Tyro is from Latin tiro, "a young soldier, a recruit," hence "a beginner, a learner."



eke \EEK\, transitive verb:
1. To gain or supplement with great effort or difficulty -- used with 'out'.
2. To increase or make last by being economical -- used with 'out'.

When the PRI unites around a candidate and the two opposition parties divide the rest of the vote, the ruling party can usually eke out a victory.
-- Mary Beth Sheridan, "PRI Wins Mexico State Governor's Race, but Loses Smaller Stronghold", Los Angeles Times, July 6, 1999

Inevitably, the prodigious footnotes get in the way of what is, basically, a simple parable. Like the wide margins the publishers use to eke out a skimpy text, they make the novel seem bigger than it is.
-- James MacBride, "What Did Myra Want?", New York Times, February 18, 1968

Although life was hard it was not unendurable, and the rugged and resourceful villagers eked out a living on the thin crust of the soil.
-- Suheil Bushrui and Joe Jenkins, "Kahlil Gibran: Man and Poet"

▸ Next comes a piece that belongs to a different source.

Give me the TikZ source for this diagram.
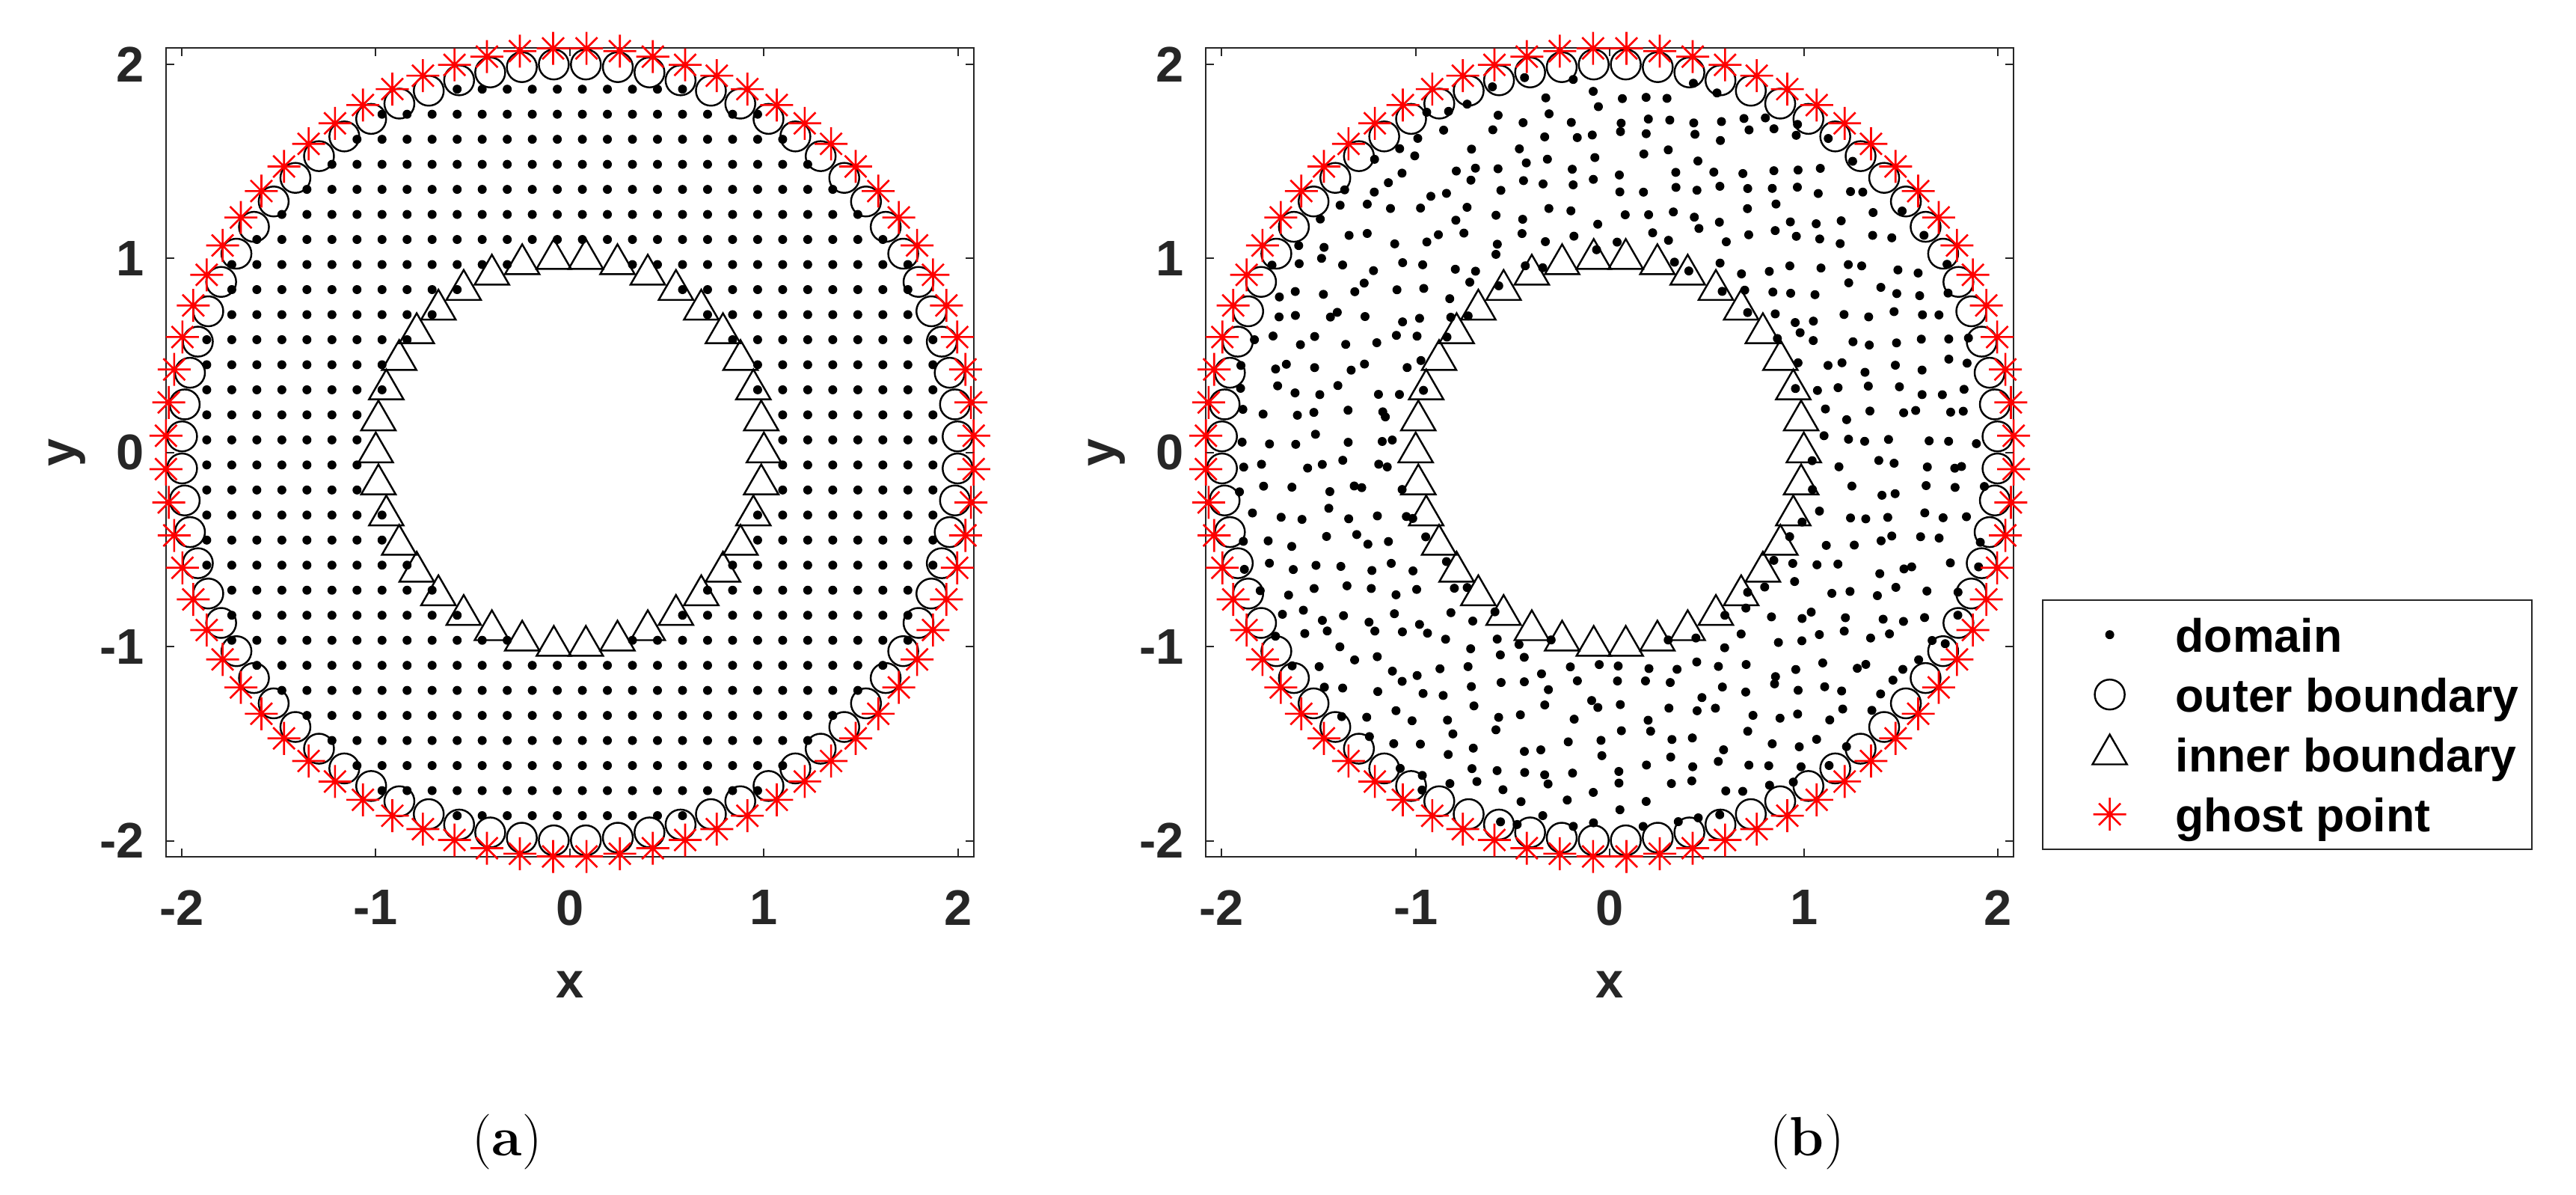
\documentclass[tikz,border=0pt]{standalone}
\usepackage{fontspec}
\newfontfamily\axfont{Liberation Sans}
\definecolor{axgray}{RGB}{38,38,38}
\newcommand\axlim{2.0825}
\newcommand\ticklen{0.11cm}
\tikzset{
  axisline/.style={draw=axgray, line width=0.57pt},
  domdot/.style={fill=black},
  mk/.style={draw=black, line width=0.7pt},
  ghostline/.style={draw=red, line width=0.75pt},
  ticklab/.style={font=\axfont\bfseries\fontsize{19}{22}\selectfont, text=axgray, inner sep=0pt},
  leglab/.style={font=\axfont\bfseries\fontsize{17.8}{21}\selectfont, text=black, inner sep=0pt, anchor=base west},
  caplab/.style={font=\fontsize{21}{25}\selectfont, inner sep=0pt},
  pics/domm/.style={code={\fill[domdot] (0,0) circle[radius=0.06cm];}},
  pics/outerm/.style={code={\draw[mk] (0,0) circle[radius=0.2cm];}},
  pics/innerm/.style={code={\draw[mk] (90:0.266cm) -- (210:0.266cm) -- (330:0.266cm) -- cycle;}},
  pics/ghostm/.style={code={\draw[ghostline] (-0.22cm,0) -- (0.22cm,0) (0,-0.22cm) -- (0,0.22cm)
      (-0.145cm,-0.145cm) -- (0.145cm,0.145cm) (-0.145cm,0.145cm) -- (0.145cm,-0.145cm);}}
}
\newcommand\plotframe[1]{%
  \draw[axisline] (-\axlim,-\axlim) rectangle (\axlim,\axlim);
  \foreach \t/\n in {-2/m2,-1/m1,0/z,1/p1,2/p2}{%
    \draw[axisline] (\t,-\axlim) -- ++(0,\ticklen) (\t,\axlim) -- ++(0,-\ticklen)
      (-\axlim,\t) -- ++(\ticklen,0) (\axlim,\t) -- ++(-\ticklen,0);
    \node[ticklab,anchor=north,yshift=-0.44cm] (#1x\n) at (\t,-\axlim) {\t};
    \node[ticklab,anchor=east,xshift=-0.28cm] (#1y\n) at (-\axlim,\t) {\t};
  }
  \node[ticklab] (#1xlab) at (0,-2.741) {x};
  \node[ticklab,rotate=90] (#1ylab) at (-2.591,0) {y};
}
\newcommand\boundarymarks{%
  \foreach \k in {0,...,75} \pic at ({4.736842*(\k+0.5)}:2) {outerm};
  \foreach \k in {0,...,37} \pic at ({9.473684*\k}:1) {innerm};
  \foreach \k in {0,...,75} \pic at ({4.736842*(\k+0.5)}:2.083) {ghostm};
}
\begin{document}
\begin{tikzpicture}[x=0.01cm,y=0.01cm]
\useasboundingbox (0,0) rectangle (3444,1596);
% ---------- plot (a)
\begin{scope}[shift={(7.614cm,9.908cm)}, x=2.593cm, y=2.593cm]
  \plotframe{a}
  \foreach \p in {-31,-29,...,31}{\foreach \q in {-31,-29,...,31}{%
    \ifnum\numexpr\p*\p+\q*\q\relax>240 \ifnum\numexpr\p*\p+\q*\q\relax<961
      \fill[domdot] ({\p*2/31},{\q*2/31}) circle[radius=0.06cm];
    \fi\fi
  }}
  \boundarymarks
\end{scope}
% ---------- plot (b)
\begin{scope}[shift={(21.509cm,9.908cm)}, x=2.593cm, y=2.593cm]
  \plotframe{b}
  \pgfmathsetseed{4242}
  \foreach \p in {-31,-29,...,31}{\foreach \q in {-31,-29,...,31}{%
    \ifnum\numexpr\p*\p+\q*\q\relax>240 \ifnum\numexpr\p*\p+\q*\q\relax<961
      \pgfmathsetmacro\rr{sqrt(\p*\p+\q*\q)*2/31}
      \pgfmathsetmacro\th{atan2(\q,\p)}
      \pgfmathsetmacro\rn{max(1.012,min(1.99,\rr+0.058*rand))}
      \pgfmathsetmacro\tn{\th+1.6*rand/\rn}
      \fill[domdot] (\tn:\rn) circle[radius=0.06cm];
    \fi\fi
  }}
  \boundarymarks
\end{scope}
% ---------- legend
\draw[axisline] (2731,794) rectangle (3385,461.3);
\pic at (2820.6,747.8) {domm};
\pic at (2820.6,667.8) {outerm};
\pic at (2820.6,587.8) {innerm};
\pic at (2820.6,507.8) {ghostm};
\node[leglab] (l1) at (2908,724.3) {domain};
\node[leglab] (l2) at (2908,644.3) {outer boundary};
\node[leglab] (l3) at (2908,564.3) {inner boundary};
\node[leglab] (l4) at (2908,484.3) {ghost point};
% ---------- captions
\node[caplab] (capa) at (678,70) {(\textbf{a})};
\node[caplab] (capb) at (2416,70) {(\textbf{b})};
\end{tikzpicture}
\end{document}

But the Russell 2000 index of smaller companies managed to eke out a gain, rising 0.04 points, to 456.55.
-- Kenneth N. Gilpin, "Tuesday's Stocks: Selloff Leaves Stocks Slightly Lower", New York Times, July 7, 1999

Eke is from Old English ecan, "to increase."




tittle-tattle \TIT-uhl TAT-uhl\, noun:
1. Idle, trifling talk; empty prattle.
2. An idle, trifling talker; a gossip.

verb:
1. to talk idly; to prate.

The literary tittle-tattle of the age.
-- Edinburgh Review, 1820

It is better even to have a useless hobby than to be a tittle-tattler and a busybody.
-- Samuel Smiles, Life and Labour

The stir aroused by this latest piece of tittle-tattle quickly faded away, as if congealed under the icy wind of endless nights.
-- Andrei Makine, Once Upon the River Love [Translated by Geoffrey Strachan]

Take care on your part, Friar Ange,' replied the philosopher, 'and as you're afraid of the devil, don't offend him too much and do not excite him against you by inconsiderate tittle-tattle.
-- Anatole France, The Romance of the Queen Pédauque

Tittle-tattle is a varied reduplication of tattle, which derives from Medieval Dutch tatelen, to babble.



bellwether \BEL-weth-uhr\, noun:
A leader of a movement or activity; also, a leading indicator of future trends.

Raised to believe they were among their generation's best and brightest, my class can be seen as a bellwether for a generation caught without a compass on the cutting edge of uncharted territory.
-- Elizabeth Fishel, Reunion: The Girls We Used to Be, the Women We Became

Before that election, Maine's proud citizens had fancied their state to be a sort of bellwether, a notion embodied in the saying "As Maine goes, so goes the nation."
-- Robert Shogan, The Fate of the Union

Bellwether is a compound of bell and wether, "a male sheep, usually castrated"; from the practice of hanging a bell from the neck of the leader of the flock.